- Prompt:
Quote the listing below in full and exactly as written, but omit every picture.

- Stored data:
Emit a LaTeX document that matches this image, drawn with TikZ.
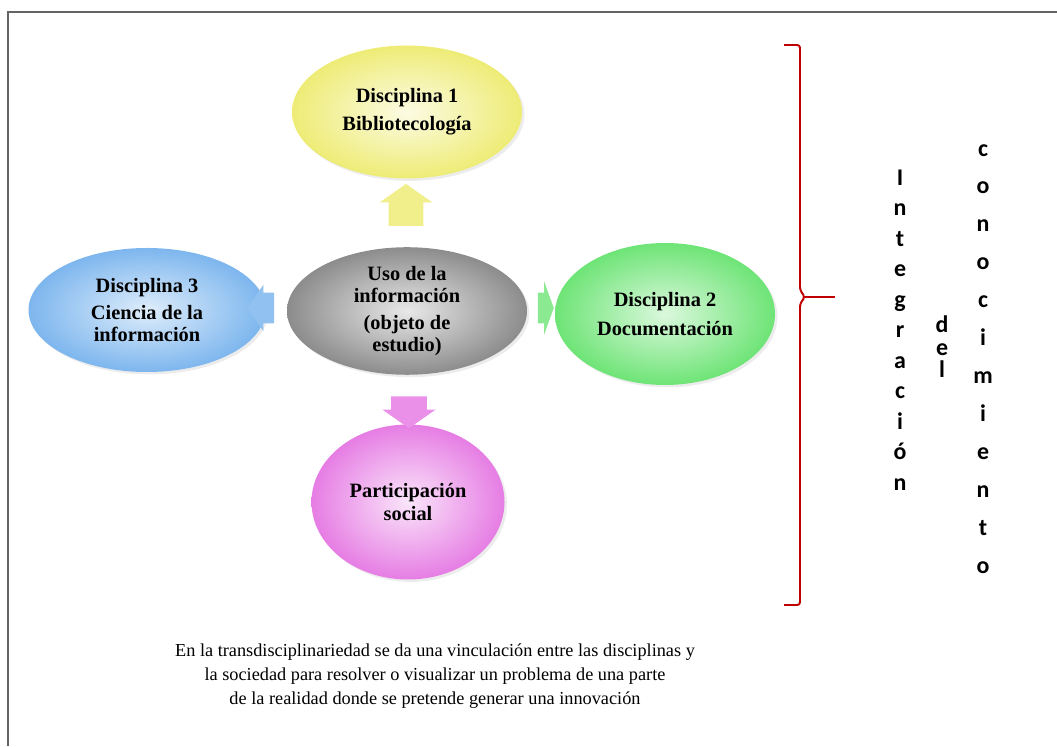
\documentclass[tikz,border=0pt]{standalone}
\usepackage{fontspec}
\setmainfont{Liberation Serif}
\newfontfamily\calibri{Carlito}
\usetikzlibrary{shapes.geometric,shapes.arrows,shadows}

\definecolor{amarillo}{RGB}{238,236,118}
\definecolor{gris}{RGB}{140,140,140}
\definecolor{azul}{RGB}{125,182,238}
\definecolor{verde}{RGB}{110,228,118}
\definecolor{rosa}{RGB}{230,125,228}
\definecolor{rojo}{RGB}{192,0,0}
\definecolor{marco}{RGB}{100,100,100}

\begin{document}
\begin{tikzpicture}[
   disc/.style={ellipse, inner sep=0pt, align=center,
      font=\fontsize{14.5}{16}\selectfont\bfseries,
      drop shadow={opacity=0.15,shadow xshift=0.6mm,shadow yshift=-0.6mm}},
   flecha/.style={single arrow, inner xsep=0pt, single arrow tip angle=110},
   vert/.style={align=center, font=\calibri\fontsize{17}{#1}\selectfont\bfseries}
]
   \useasboundingbox (0,0) rectangle (26.425,18.65);
   % marco
   \draw[marco, line width=1.2pt] (0.2,0) -- (0.2,18.35) -- (26.425,18.35);

   % elipses
   \node[disc, minimum width=6cm, minimum height=3.175cm,
         inner color=gris!20, outer color=gris] (uso) at (10.175,10.875)
        {Uso de la\\información\\[3pt](objeto de\\estudio)};
   \node[disc, minimum width=5.75cm, minimum height=3.325cm,
         inner color=amarillo!20, outer color=amarillo] (d1) at (10.175,15.85)
        {Disciplina 1\\[4pt]Bibliotecología};
   \node[disc, minimum width=5.925cm, minimum height=3.1cm,
         inner color=azul!25, outer color=azul] (d3) at (3.675,10.9)
        {Disciplina 3\\[3pt]Ciencia de la\\información};
   \node[disc, minimum width=5.5cm, minimum height=3.55cm,
         inner color=verde!25, outer color=verde] (d2) at (16.625,10.8)
        {Disciplina 2\\[5pt]Documentación};
   \node[disc, minimum width=4.825cm, minimum height=3.875cm,
         inner color=rosa!20, outer color=rosa] (ps) at (10.2,6.1)
        {Participación\\social};

   % flechas
   \node[flecha, rotate=90, fill=amarillo!85, inner ysep=0.425cm,
         single arrow head extend=0.225cm, minimum height=1.05cm] (fa) at (10.15,13.375) {};
   \node[flecha, rotate=180, fill=azul!85, inner ysep=0.375cm,
         single arrow head extend=0.2cm, minimum height=0.675cm] (fb) at (6.65,10.95) {};
   \node[flecha, fill=verde!80, inner ysep=0.375cm, single arrow tip angle=140,
         single arrow head extend=0.275cm, minimum height=0.4cm] (fc) at (13.575,10.95) {};
   \node[flecha, rotate=-90, fill=rosa!85, inner ysep=0.44cm,
         single arrow head extend=0.22cm, minimum height=0.8cm] (fd) at (10.225,8.5) {};

   % llave
   \draw[rojo, line width=1.4pt, rounded corners=2pt]
      (19.6,17.525) -- (20,17.525) -- (20,11.4) -- (20.12,11.225) -- (20,11.05)
      -- (20,3.525) -- (19.6,3.525);
   \draw[rojo, line width=1.4pt] (20.1,11.225) -- (20.875,11.225);

   % texto vertical
   \node[vert=21.7] (integ) at (22.5,10.4) {I\\n\\t\\e\\g\\r\\a\\c\\i\\ó\\n};
   \node[vert=16] (del) at (23.55,9.975) {d\\e\\l};
   \node[vert=27] (cono) at (24.575,9.675) {c\\o\\n\\o\\c\\i\\m\\i\\e\\n\\t\\o};

   % texto inferior
   \node[align=center, font=\fontsize{13}{17}\selectfont] (nota) at (10.875,1.75)
      {En la transdisciplinariedad se da una vinculación entre las disciplinas y\\
       la sociedad para resolver o visualizar un problema de una parte\\
       de la realidad donde se pretende generar una innovación};
\end{tikzpicture}
\end{document}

- Reply to the task:
Emit a LaTeX document that matches this image, drawn with TikZ.
\documentclass[tikz,border=0pt]{standalone}
\usepackage{fontspec}
\setmainfont{Liberation Serif}
\newfontfamily\calibri{Carlito}
\usetikzlibrary{shapes.geometric,shapes.arrows,shadows}

\definecolor{amarillo}{RGB}{238,236,118}
\definecolor{gris}{RGB}{140,140,140}
\definecolor{azul}{RGB}{125,182,238}
\definecolor{verde}{RGB}{110,228,118}
\definecolor{rosa}{RGB}{230,125,228}
\definecolor{rojo}{RGB}{192,0,0}
\definecolor{marco}{RGB}{100,100,100}

\begin{document}
\begin{tikzpicture}[
   disc/.style={ellipse, inner sep=0pt, align=center,
      font=\fontsize{14.5}{16}\selectfont\bfseries,
      drop shadow={opacity=0.15,shadow xshift=0.6mm,shadow yshift=-0.6mm}},
   flecha/.style={single arrow, inner xsep=0pt, single arrow tip angle=110},
   vert/.style={align=center, font=\calibri\fontsize{17}{#1}\selectfont\bfseries}
]
   \useasboundingbox (0,0) rectangle (26.425,18.65);
   % marco
   \draw[marco, line width=1.2pt] (0.2,0) -- (0.2,18.35) -- (26.425,18.35);

   % elipses
   \node[disc, minimum width=6cm, minimum height=3.175cm,
         inner color=gris!20, outer color=gris] (uso) at (10.175,10.875)
        {Uso de la\\información\\[3pt](objeto de\\estudio)};
   \node[disc, minimum width=5.75cm, minimum height=3.325cm,
         inner color=amarillo!20, outer color=amarillo] (d1) at (10.175,15.85)
        {Disciplina 1\\[4pt]Bibliotecología};
   \node[disc, minimum width=5.925cm, minimum height=3.1cm,
         inner color=azul!25, outer color=azul] (d3) at (3.675,10.9)
        {Disciplina 3\\[3pt]Ciencia de la\\información};
   \node[disc, minimum width=5.5cm, minimum height=3.55cm,
         inner color=verde!25, outer color=verde] (d2) at (16.625,10.8)
        {Disciplina 2\\[5pt]Documentación};
   \node[disc, minimum width=4.825cm, minimum height=3.875cm,
         inner color=rosa!20, outer color=rosa] (ps) at (10.2,6.1)
        {Participación\\social};

   % flechas
   \node[flecha, rotate=90, fill=amarillo!85, inner ysep=0.425cm,
         single arrow head extend=0.225cm, minimum height=1.05cm] (fa) at (10.15,13.375) {};
   \node[flecha, rotate=180, fill=azul!85, inner ysep=0.375cm,
         single arrow head extend=0.2cm, minimum height=0.675cm] (fb) at (6.65,10.95) {};
   \node[flecha, fill=verde!80, inner ysep=0.375cm, single arrow tip angle=140,
         single arrow head extend=0.275cm, minimum height=0.4cm] (fc) at (13.575,10.95) {};
   \node[flecha, rotate=-90, fill=rosa!85, inner ysep=0.44cm,
         single arrow head extend=0.22cm, minimum height=0.8cm] (fd) at (10.225,8.5) {};

   % llave
   \draw[rojo, line width=1.4pt, rounded corners=2pt]
      (19.6,17.525) -- (20,17.525) -- (20,11.4) -- (20.12,11.225) -- (20,11.05)
      -- (20,3.525) -- (19.6,3.525);
   \draw[rojo, line width=1.4pt] (20.1,11.225) -- (20.875,11.225);

   % texto vertical
   \node[vert=21.7] (integ) at (22.5,10.4) {I\\n\\t\\e\\g\\r\\a\\c\\i\\ó\\n};
   \node[vert=16] (del) at (23.55,9.975) {d\\e\\l};
   \node[vert=27] (cono) at (24.575,9.675) {c\\o\\n\\o\\c\\i\\m\\i\\e\\n\\t\\o};

   % texto inferior
   \node[align=center, font=\fontsize{13}{17}\selectfont] (nota) at (10.875,1.75)
      {En la transdisciplinariedad se da una vinculación entre las disciplinas y\\
       la sociedad para resolver o visualizar un problema de una parte\\
       de la realidad donde se pretende generar una innovación};
\end{tikzpicture}
\end{document}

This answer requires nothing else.